Work to do —
Sift the material for lines containing "chart", and return them.
═══ Data provided ═══
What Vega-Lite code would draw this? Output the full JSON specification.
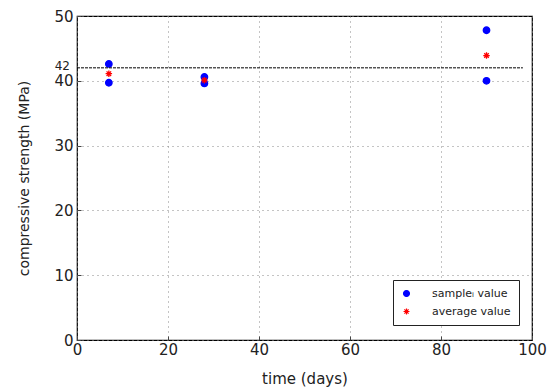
{
  "$schema": "https://vega.github.io/schema/vega-lite/v6.json",
  "width": 455,
  "height": 324,
  "autosize": "none",
  "padding": {"left": 77, "top": 16, "right": 22, "bottom": 51},
  "background": "white",
  "config": {
    "font": "DejaVu Sans",
    "view": {"stroke": "black", "strokeWidth": 1.2},
    "axis": {
      "labelFont": "DejaVu Sans",
      "titleFont": "DejaVu Sans",
      "labelColor": "#222",
      "titleColor": "#222",
      "titleFontWeight": "normal",
      "labelFontSize": 15,
      "titleFontSize": 14,
      "labelFlush": false,
      "grid": true,
      "gridColor": "#888",
      "gridDash": [1, 4],
      "domain": false,
      "tickColor": "#444",
      "tickSize": -4,
      "labelPadding": 6
    }
  },
  "layer": [
    {
      "data": {"values": [
        {"day": 7, "strength": 42.6, "type": "sampleᵢ value"},
        {"day": 7, "strength": 39.7, "type": "sampleᵢ value"},
        {"day": 28, "strength": 40.6, "type": "sampleᵢ value"},
        {"day": 28, "strength": 39.6, "type": "sampleᵢ value"},
        {"day": 90, "strength": 47.8, "type": "sampleᵢ value"},
        {"day": 90, "strength": 40.0, "type": "sampleᵢ value"},
        {"day": 7, "strength": 41.1, "type": "average value"},
        {"day": 28, "strength": 40.1, "type": "average value"},
        {"day": 90, "strength": 43.9, "type": "average value"}
      ]},
      "mark": {"type": "point", "size": 42, "strokeWidth": 1.3, "opacity": 1},
      "encoding": {
        "x": {
          "field": "day", "type": "quantitative",
          "scale": {"domain": [0, 100], "nice": false},
          "axis": {"values": [0, 20, 40, 60, 80, 100], "title": "time (days)", "titlePadding": 14, "titleFontSize": 15}
        },
        "y": {
          "field": "strength", "type": "quantitative",
          "scale": {"domain": [0, 50], "nice": false},
          "axis": {"values": [0, 10, 20, 30, 40, 50], "title": "compressive strength (MPa)", "titlePadding": 22, "labelPadding": 8}
        },
        "shape": {
          "field": "type", "type": "nominal",
          "scale": {"domain": ["sampleᵢ value", "average value"], "range": ["circle", "M-1,0L1,0M0,-1L0,1M-0.7,-0.7L0.7,0.7M-0.7,0.7L0.7,-0.7"]},
          "legend": {"title": null}
        },
        "fill": {
          "field": "type", "type": "nominal",
          "scale": {"domain": ["sampleᵢ value", "average value"], "range": ["#0000ff", "transparent"]},
          "legend": {"title": null}
        },
        "stroke": {
          "field": "type", "type": "nominal",
          "scale": {"domain": ["sampleᵢ value", "average value"], "range": ["#0000ff", "#ff0000"]},
          "legend": {
            "title": null,
            "orient": "none",
            "legendX": 316,
            "legendY": 264,
            "padding": 8,
            "strokeColor": "#222",
            "fillColor": "white",
            "labelFontSize": 11,
            "labelFont": "DejaVu Sans",
            "labelColor": "#222",
            "labelOffset": 20,
            "rowPadding": 6,
            "symbolSize": 35,
            "symbolStrokeWidth": 1.2
          }
        }
      }
    },
    {
      "data": {"values": [{"x1": 0, "x2": 98, "y": 42}]},
      "mark": {"type": "rule", "color": "black", "strokeDash": [3, 1], "strokeWidth": 1},
      "encoding": {
        "x": {"field": "x1", "type": "quantitative"},
        "x2": {"field": "x2"},
        "y": {"field": "y", "type": "quantitative"}
      }
    },
    {
      "data": {"values": [{"x": 0, "y": 42, "label": "42"}]},
      "mark": {"type": "text", "align": "right", "baseline": "middle", "dx": -7, "dy": -2, "fontSize": 12, "color": "#222", "font": "DejaVu Sans"},
      "encoding": {
        "x": {"field": "x", "type": "quantitative"},
        "y": {"field": "y", "type": "quantitative"},
        "text": {"field": "label"}
      }
    }
  ]
}
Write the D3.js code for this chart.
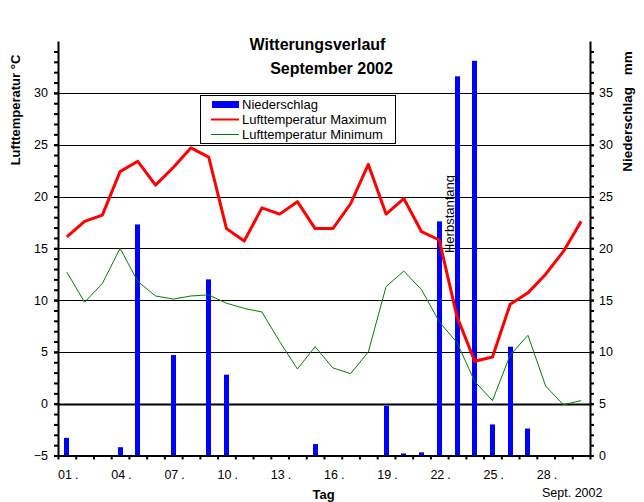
<!DOCTYPE html>
<html>
<head>
<meta charset="utf-8">
<script src="https://cdn.jsdelivr.net/npm/d3@7"></script>
<style>
  html, body { margin: 0; padding: 0; background: #fff; }
  svg { display: block; font-family: "Liberation Sans", Arial, Helvetica, sans-serif; }
</style>
</head>
<body>
<svg id="chart" width="644" height="502"></svg>
<script>
// ---- data ----
const days = [1,2,3,4,5,6,7,8,9,10,11,12,13,14,15,16,17,18,19,20,21,22,23,24,25,26,27,28,29,30];
const dayLabels = ["01","04","07","10","13","16","19","22","25","28"];
const tempMax = [16.1,17.6,18.2,22.4,23.4,21.1,22.8,24.7,23.8,16.9,15.7,18.9,18.3,19.5,16.9,16.9,19.3,23.1,18.3,19.8,16.6,15.8,8.4,4.1,4.5,9.6,10.7,12.5,14.7,17.6];
const tempMin = [12.7,9.8,11.6,15.0,11.8,10.4,10.1,10.4,10.5,9.7,9.2,8.85,6.0,3.35,5.5,3.45,2.9,5.0,11.3,12.8,11.0,7.9,5.9,2.15,0.3,4.7,6.6,1.7,-0.1,0.3];
const precip = [1.7,0,0,0.8,22.3,0,9.7,0,17.0,7.8,0,0,0,0,1.1,0,0,0,4.8,0.2,0.3,22.6,36.6,38.1,3.0,10.5,2.6,0,0,0];
const tempTicks = [-5,0,5,10,15,20,25,30];
const precipTicks = [0,5,10,15,20,25,30,35];
const legendItems = ["Niederschlag","Lufttemperatur Maximum","Lufttemperatur Minimum"];

// ---- layout ----
const L = 58, R = 590, T = 41.1, B = 455.5;
const svg = d3.select("#chart");

const xb = d3.scaleLinear().domain([0, days.length]).range([L, R]);
const xc = d => xb(d - 0.5);
const yT = d3.scaleLinear().domain([-5, 35]).range([B, T]);
const yP = d3.scaleLinear().domain([0, 40]).range([B, T]);

// gridlines
svg.append("g").selectAll("line")
  .data(tempTicks.filter(t => t > -5))
  .join("line")
  .attr("x1", L).attr("x2", R)
  .attr("y1", d => Math.round(yT(d)) + 0.5).attr("y2", d => Math.round(yT(d)) + 0.5)
  .attr("stroke", "#000")
  .attr("stroke-width", d => d === 0 ? 2 : 1);

// bars
svg.append("g").selectAll("rect")
  .data(days.map((d, i) => ({d, v: precip[i]})).filter(o => o.v > 0))
  .join("rect")
  .attr("x", o => Math.round(xc(o.d) - 2.5))
  .attr("width", 5)
  .attr("y", o => yP(o.v))
  .attr("height", o => yP(0) - yP(o.v))
  .attr("fill", "#0000ff");

// lines
const line = arr => d3.line().x((v, i) => xc(days[i])).y(v => yT(v))(arr);
svg.append("path").attr("d", line(tempMin))
  .attr("fill", "none").attr("stroke", "#008000").attr("stroke-width", 1);
svg.append("path").attr("d", line(tempMax))
  .attr("fill", "none").attr("stroke", "#ff0000").attr("stroke-width", 3)
  .attr("stroke-linejoin", "round");

// legend
const lg = svg.append("g");
lg.append("rect").attr("x", 200.5).attr("y", 95.5).attr("width", 195).attr("height", 48)
  .attr("fill", "#fff").attr("stroke", "#000").attr("stroke-width", 1);
const lgY = [108.5, 123.5, 138.5];
lg.append("rect").attr("x", 212).attr("y", 101).attr("width", 27).attr("height", 7).attr("fill", "#0000ff");
lg.append("line").attr("x1", 211).attr("x2", 239).attr("y1", 119.5).attr("y2", 119.5)
  .attr("stroke", "#ff0000").attr("stroke-width", 2);
lg.append("line").attr("x1", 211).attr("x2", 239).attr("y1", 134.5).attr("y2", 134.5)
  .attr("stroke", "#008000").attr("stroke-width", 1);
lg.selectAll("text.lt").data(legendItems).join("text")
  .attr("class", "lt")
  .attr("x", 242).attr("y", (d, i) => lgY[i])
  .attr("font-size", 13).text(d => d);

// axes
function styleAxis(g) {
  g.selectAll(".tick line").attr("stroke", "#000").attr("stroke-width", 2);
  g.select(".domain").attr("stroke", "#000").attr("stroke-width", 2);
  g.selectAll("text").attr("fill", "#000").attr("font-size", 12.5)
   .attr("font-family", "'Liberation Sans', Arial, sans-serif");
}
const minorT = d3.range(-5, 35);
const gL = svg.append("g").attr("transform", `translate(${L},0)`)
  .call(d3.axisLeft(yT).tickValues(minorT).tickSize(4).tickSizeOuter(0).tickFormat(""));
styleAxis(gL);
const gL2 = svg.append("g").attr("transform", `translate(${L},0)`)
  .call(d3.axisLeft(yT).tickValues(tempTicks).tickSize(4).tickPadding(6).tickSizeOuter(0));
styleAxis(gL2); gL2.select(".domain").remove();

const minorP = d3.range(0, 40);
const gR = svg.append("g").attr("transform", `translate(${R},0)`)
  .call(d3.axisRight(yP).tickValues(minorP).tickSize(4).tickSizeOuter(0).tickFormat(""));
styleAxis(gR);
const gR2 = svg.append("g").attr("transform", `translate(${R},0)`)
  .call(d3.axisRight(yP).tickValues(precipTicks).tickSize(4).tickPadding(5).tickSizeOuter(0));
styleAxis(gR2); gR2.select(".domain").remove();

const gB = svg.append("g").attr("transform", `translate(0,${B})`)
  .call(d3.axisBottom(xb).tickValues(d3.range(0, days.length + 1)).tickSize(4).tickSizeOuter(0).tickFormat(""));
styleAxis(gB);

// x labels
const xl = svg.append("g").selectAll("text").data(dayLabels).join("text")
  .attr("x", d => xb(+d - 1)).attr("y", 479)
  .attr("font-size", 12.5);
xl.append("tspan").text(d => d);
xl.append("tspan").attr("dx", 3).text(".");

svg.append("text").attr("x", 542).attr("y", 497).attr("font-size", 12.5).text("Sept. 2002");
svg.append("text").attr("x", 323.5).attr("y", 499).attr("text-anchor", "middle")
  .attr("font-size", 13).attr("font-weight", "bold").text("Tag");

// titles
svg.append("text").attr("x", 317.5).attr("y", 50).attr("text-anchor", "middle")
  .attr("font-size", 16).attr("font-weight", "bold").text("Witterungsverlauf");
svg.append("text").attr("x", 331.5).attr("y", 73.5).attr("text-anchor", "middle")
  .attr("font-size", 16).attr("font-weight", "bold").text("September 2002");

svg.append("text").attr("transform", "translate(19.5,110) rotate(-90)").attr("text-anchor", "middle")
  .attr("font-size", 13).attr("font-weight", "bold").text("Lufttemperatur °C");
const rt = svg.append("text").attr("transform", "translate(631.5,111.5) rotate(-90)").attr("text-anchor", "middle")
  .attr("font-size", 13.5).attr("font-weight", "bold");
rt.append("tspan").text("Niederschlag");
rt.append("tspan").attr("dx", 8).text(" mm");

svg.append("text").attr("transform", `translate(${xc(22) + 15},214) rotate(-90)`).attr("text-anchor", "middle")
  .attr("font-size", 13).text("Herbstanfang");
</script>
</body>
</html>
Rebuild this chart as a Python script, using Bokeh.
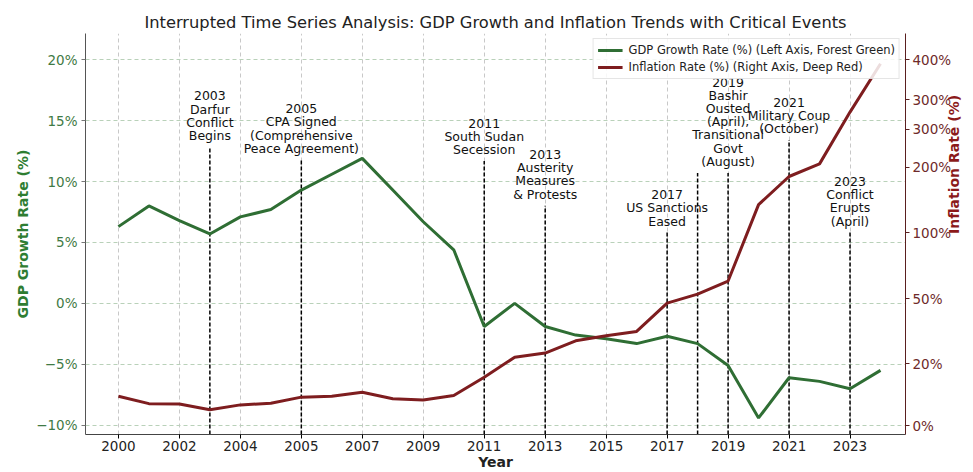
═══
Task output —
Write the D3.js code for this chart.
<svg id="chart" width="644" height="502"></svg>
const svg = d3.select("#chart");
Rebuild this chart as a Python script, using Bokeh.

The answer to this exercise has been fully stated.